ヒトの身体をおもちゃにしたオンラインゲームで汗を軽く流す以外は。道徳観念的に見て決して褒められたものではない。このゲームに興じ始めたのは、綾がいなくなってからだった。凪は綾の後続として採用された。しかし、社長秘書という役割を果たしていないような気がしてしまう。
綾は、哲の中にボーダーラインを設けさせているというか、綾が哲の道徳観念を制御していたような気がしているからだ。勤め始めてまだ三か月ほどだ。時間が経過すれば、綾を超えた存在になれる。そう自己暗示をかけるしかない。
時代錯誤さえ感じるような寿退社予定の綾の後を任されているのだから。
哲の着替えを手伝いながら、綾が消えた経緯を凪は思い返した。
高橋家から綾と連絡が取れないと電話を受けた朝、本当に綾は出社しなかった。それからやはり、綾の姿を見ることはなかった。
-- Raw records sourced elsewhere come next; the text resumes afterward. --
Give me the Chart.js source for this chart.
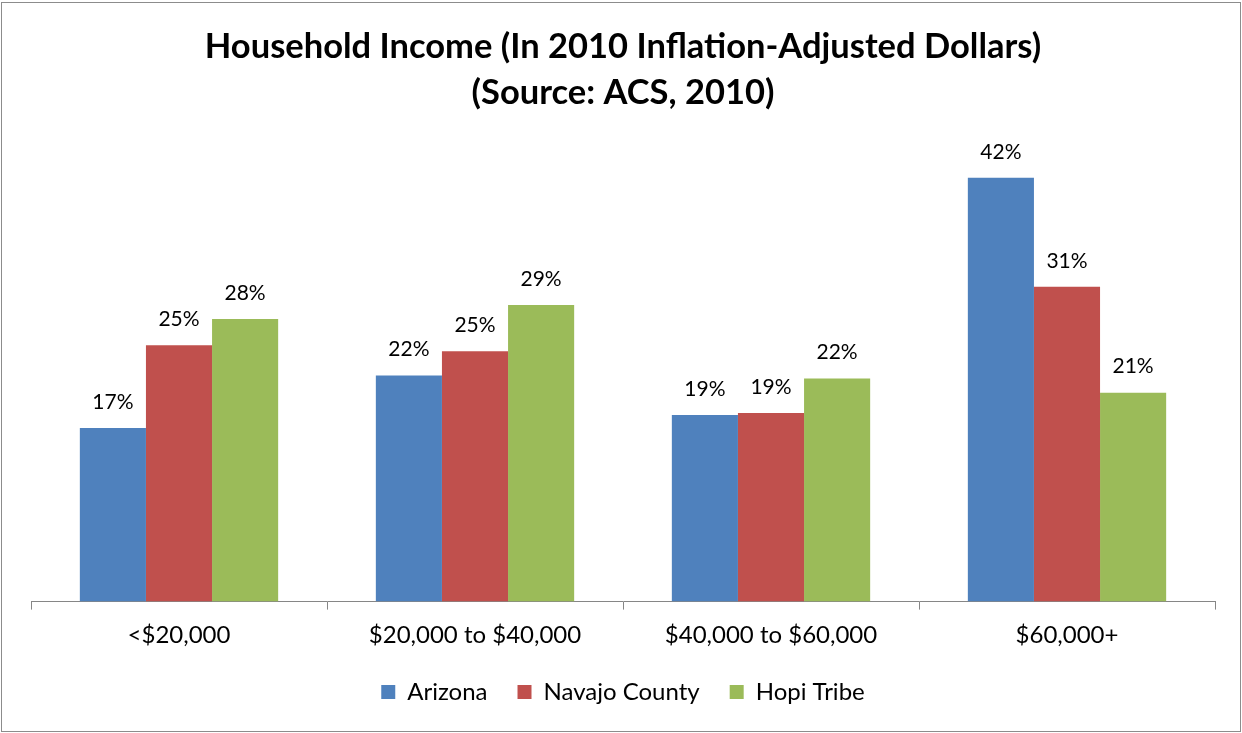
<!DOCTYPE html>
<html>
<head>
<meta charset="utf-8">
<script src="https://cdn.jsdelivr.net/npm/chart.js@4.4.0/dist/chart.umd.min.js"></script>
<style>
  html, body { margin: 0; padding: 0; background: #fff; }
  #wrap { width: 1242px; height: 733px; position: relative; }
</style>
</head>
<body>
<div id="wrap"><canvas id="incomeChart" width="1242" height="733"></canvas></div>
<script>
// Chart data (shares of households)
const categories = ['<$20,000', '$20,000 to $40,000', '$40,000 to $60,000', '$60,000+'];
const seriesNames = ['Arizona', 'Navajo County', 'Hopi Tribe'];
const arizona = [0.172, 0.224, 0.185, 0.420];
const navajoCounty = [0.254, 0.248, 0.187, 0.312];
const hopiTribe = [0.280, 0.294, 0.221, 0.207];
const titleLines = ['Household Income (In 2010 Inflation-Adjusted Dollars)', '(Source: ACS, 2010)'];

const colors = ['#4F81BD', '#C0504D', '#9BBB59'];
const FONT = 'Lato, "Liberation Sans", Arial, sans-serif';

/**
 * Percent labels above each bar
 */
const barLabels = {
  id: 'barLabels',
  afterDatasetsDraw(chart) {
    const ctx = chart.ctx;
    ctx.save();
    ctx.font = '21px ' + FONT;
    ctx.fillStyle = '#000';
    ctx.textAlign = 'center';
    ctx.textBaseline = 'middle';
    chart.data.datasets.forEach((ds, i) => {
      chart.getDatasetMeta(i).data.forEach((bar, j) => {
        ctx.fillText(Math.round(ds.data[j] * 100) + '%', bar.x, bar.y - 26);
      });
    });
    ctx.restore();
  }
};

/**
 * Thin grey frame round the whole chart
 */
const chartFrame = {
  id: 'chartFrame',
  beforeDraw(chart) {
    const ctx = chart.ctx;
    ctx.save();
    ctx.fillStyle = '#fff';
    ctx.fillRect(0, 0, chart.width, chart.height);
    ctx.strokeStyle = '#8c8c8c';
    ctx.lineWidth = 1;
    ctx.strokeRect(1.5, 2.5, chart.width - 3, chart.height - 4);
    ctx.restore();
  }
};

new Chart(document.getElementById('incomeChart'), {
  type: 'bar',
  data: {
    labels: categories,
    datasets: [arizona, navajoCounty, hopiTribe].map((vals, i) => ({
      label: seriesNames[i],
      data: vals,
      backgroundColor: colors[i],
      borderWidth: 0,
      barPercentage: 1,
      categoryPercentage: 0.67
    }))
  },
  options: {
    responsive: false,
    animation: false,
    layout: { padding: { left: 31, right: 27, top: 0, bottom: 19 } },
    plugins: {
      title: {
        display: true,
        text: titleLines,
        color: '#000',
        font: { family: FONT, size: 34.5, weight: 'bold', lineHeight: '46px' },
        padding: { top: 24, bottom: 31.5 }
      },
      legend: {
        position: 'bottom',
        labels: {
          color: '#000',
          font: { family: FONT, size: 24 },
          boxWidth: 14,
          boxHeight: 14,
          padding: 30
        }
      },
      tooltip: { enabled: false }
    },
    scales: {
      x: {
        // tick length + padding + one line of labels
        afterFit(scale) { scale.height = 48.4; },
        grid: {
          display: true,
          drawOnChartArea: false,
          drawTicks: true,
          tickLength: 8,
          color: '#868686'
        },
        border: { display: true, color: '#868686', width: 1 },
        ticks: {
          color: '#000',
          font: { family: FONT, size: 24, lineHeight: 1.2 },
          padding: 11.6,
          maxRotation: 0
        }
      },
      y: {
        display: false,
        min: 0,
        max: 0.45
      }
    }
  },
  plugins: [chartFrame, barLabels]
});
</script>
</body>
</html>
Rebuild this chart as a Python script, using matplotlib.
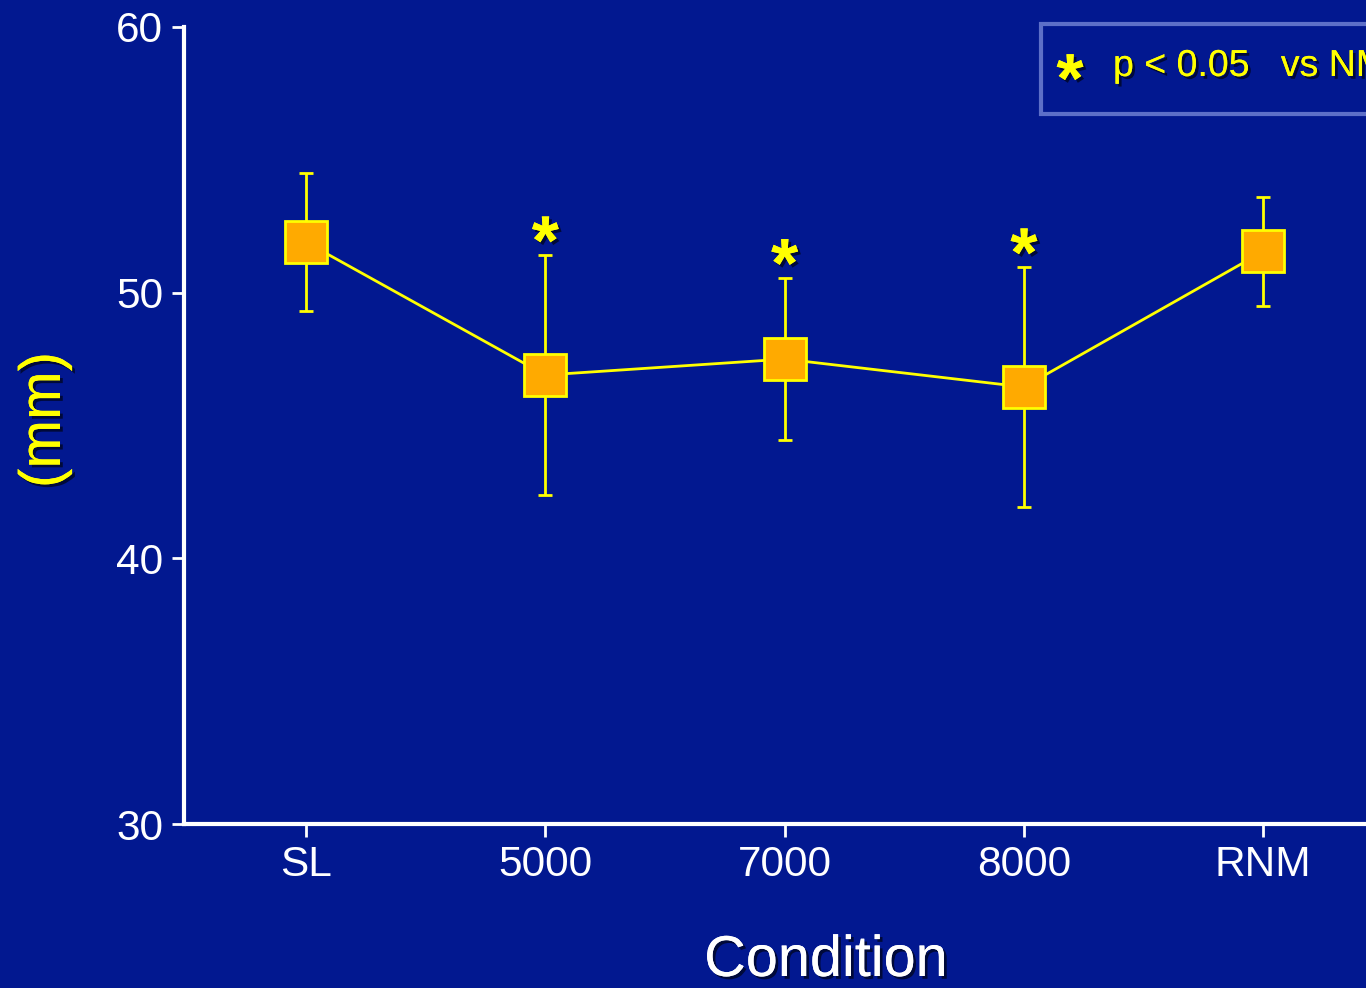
import matplotlib.pyplot as plt
import matplotlib.patheffects as pe
from matplotlib.patches import Rectangle

conditions = ["SL", "5000", "7000", "8000", "RNM"]
mean_mm = [51.9, 46.9, 47.5, 46.45, 51.55]
sd_mm = [2.6, 4.5, 3.05, 4.5, 2.05]
significant = [False, True, True, True, False]

bg = "#021890"
yellow = "#ffff00"
plt.rcParams['font.family'] = ['Liberation Sans', 'DejaVu Sans']

fig = plt.figure(figsize=(13.66, 9.88), dpi=100, facecolor=bg)
ax = fig.add_axes([184 / 1366, 1 - 824 / 988, 1230 / 1366, 797 / 988])
ax.set_facecolor(bg)

x = list(range(len(conditions)))
ax.errorbar(x, mean_mm, yerr=sd_mm, color=yellow, lw=2, elinewidth=2,
            capsize=5, capthick=2, marker="s", markersize=30,
            markerfacecolor="#ffaa00", markeredgecolor=yellow,
            markeredgewidth=2)

shadow = [pe.withSimplePatchShadow(offset=(2, -2), alpha=0.6, shadow_rgbFace="black"), pe.Normal()]
for xi, m, s, sig in zip(x, mean_mm, sd_mm, significant):
    if sig:
        ax.text(xi, m + s - 0.33, "*", color=yellow, fontsize=50, ha="center",
                va="baseline", fontweight="bold", path_effects=shadow)

ax.set_xlim(-0.51, 4.63)
ax.set_ylim(30, 60)
ax.set_yticks([30, 40, 50, 60])
ax.set_xticks(x)
ax.set_xticklabels(conditions)
for side in ["top", "right"]:
    ax.spines[side].set_visible(False)
for side in ["left", "bottom"]:
    ax.spines[side].set_color("white")
    ax.spines[side].set_linewidth(3)
ax.tick_params(colors="white", labelsize=30.5, length=9, width=2, pad=6)

fig.text(826 / 1366, 1 - 961 / 988, "Condition", color="white", fontsize=41.5,
         ha="center", va="center", path_effects=shadow)
fig.text(45 / 1366, 1 - 420 / 988, "(mm)", color=yellow, fontsize=42,
         rotation=90, ha="center", va="center", path_effects=shadow)

# legend box
fig.patches.append(Rectangle((1041 / 1366, 1 - 114 / 988), 0.3, 90 / 988,
                             transform=fig.transFigure, facecolor=bg,
                             edgecolor="#5d6fc8", lw=3))
fig.text(1070 / 1366, 1 - 102 / 988, "*", color=yellow, fontsize=50,
         fontweight="bold", ha="center", va="baseline", path_effects=shadow)
fig.text(1113 / 1366, 1 - 66 / 988, "p < 0.05   vs NM", color=yellow,
         fontsize=27, ha="left", va="center", path_effects=shadow)

fig.savefig("out.png", dpi=100, facecolor=bg)
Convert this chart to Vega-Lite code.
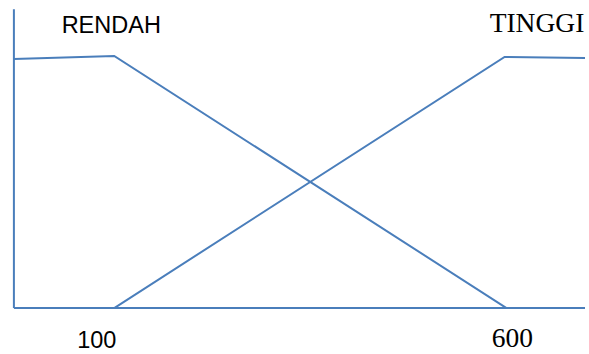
{
  "$schema": "https://vega.github.io/schema/vega-lite/v6.json",
  "width": 589,
  "height": 354,
  "padding": 0,
  "autosize": {"type": "fit", "contains": "padding"},
  "background": "white",
  "config": {"view": {"stroke": null}},
  "datasets": {
    "lines": [
      {"s": "axisY", "o": 0, "x": -27.85, "y": 1.19},
      {"s": "axisY", "o": 1, "x": -27.85, "y": 0},
      {"s": "axisX", "o": 0, "x": -27.85, "y": 0},
      {"s": "axisX", "o": 1, "x": 700, "y": 0},
      {"s": "RENDAH", "o": 0, "x": -27.85, "y": 0.992},
      {"s": "RENDAH", "o": 1, "x": 100, "y": 1.004},
      {"s": "RENDAH", "o": 2, "x": 600, "y": 0},
      {"s": "TINGGI", "o": 0, "x": 100, "y": 0},
      {"s": "TINGGI", "o": 1, "x": 597.5, "y": 1.0},
      {"s": "TINGGI", "o": 2, "x": 700, "y": 0.996}
    ],
    "sans": [
      {"x": 96.2, "y": 1.097, "t": "RENDAH"},
      {"x": 77.8, "y": -0.159, "t": "100"}
    ],
    "serif": [
      {"x": 578.5, "y": 1.101, "t": "TINGGI"},
      {"x": 581, "y": -0.155, "t": "600"}
    ]
  },
  "layer": [
    {
      "data": {"name": "lines"},
      "mark": {"type": "line", "color": "#4a7ebb", "strokeWidth": 2, "clip": false},
      "encoding": {
        "x": {"field": "x", "type": "quantitative", "scale": {"domain": [-45.57, 700], "nice": false, "zero": false}, "axis": null},
        "y": {"field": "y", "type": "quantitative", "scale": {"domain": [-0.183, 1.227], "nice": false, "zero": false}, "axis": null},
        "detail": {"field": "s"},
        "order": {"field": "o", "type": "quantitative"}
      }
    },
    {
      "data": {"name": "sans"},
      "mark": {"type": "text", "font": "Liberation Sans", "fontSize": 23.5, "baseline": "alphabetic", "align": "center", "color": "black"},
      "encoding": {
        "x": {"field": "x", "type": "quantitative"},
        "y": {"field": "y", "type": "quantitative"},
        "text": {"field": "t"}
      }
    },
    {
      "data": {"name": "serif"},
      "mark": {"type": "text", "font": "Liberation Serif", "fontSize": 27.5, "baseline": "alphabetic", "align": "left", "color": "black"},
      "encoding": {
        "x": {"field": "x", "type": "quantitative"},
        "y": {"field": "y", "type": "quantitative"},
        "text": {"field": "t"},
        "align": {"value": "left"}
      }
    }
  ]
}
綾の父親と婚約者は警察官だった。事故にまきこまれたのかと、当日の事故を調べ、身元不明の女性が病院に搬送などされていないかすぐに調べていた。しかし、そんな情報はなかった。「消えた」と言えるほどだった。
 推しはかってみる。綾の姿が消えたのは本人の意志だろうか。いや違う。さらわれたか、殺されてもうどこかに埋められてしまっているのか?いや、殺されてしまう理由なんてあるだろうか。仕事を通じて三か月の付き合いだ。それでも、そんな凶悪な事態を招いてしまうような人格には感じられなかった。ただ、警察官の娘だった。婚約者も警察官だ。逆恨みの対象にでもされたのだろうか。凪の精神の奥底に、漠然とした不安が揺らいでいた。揺らぎながらも決して流れ去っていくことはないだろう。そして、高橋家や婚約者の藤井には積極的に協力すべきなのに、ためらってしまう。本当に綾は見つかるのだろうか?どこかで生きながらえている、そう思って探すのをあきらめたほうが悲劇にならないのではないか。凪は自分のカンの鋭さを誇りにしていたが、今回ばかりは自分のカンが外れてほしいと願い始めた。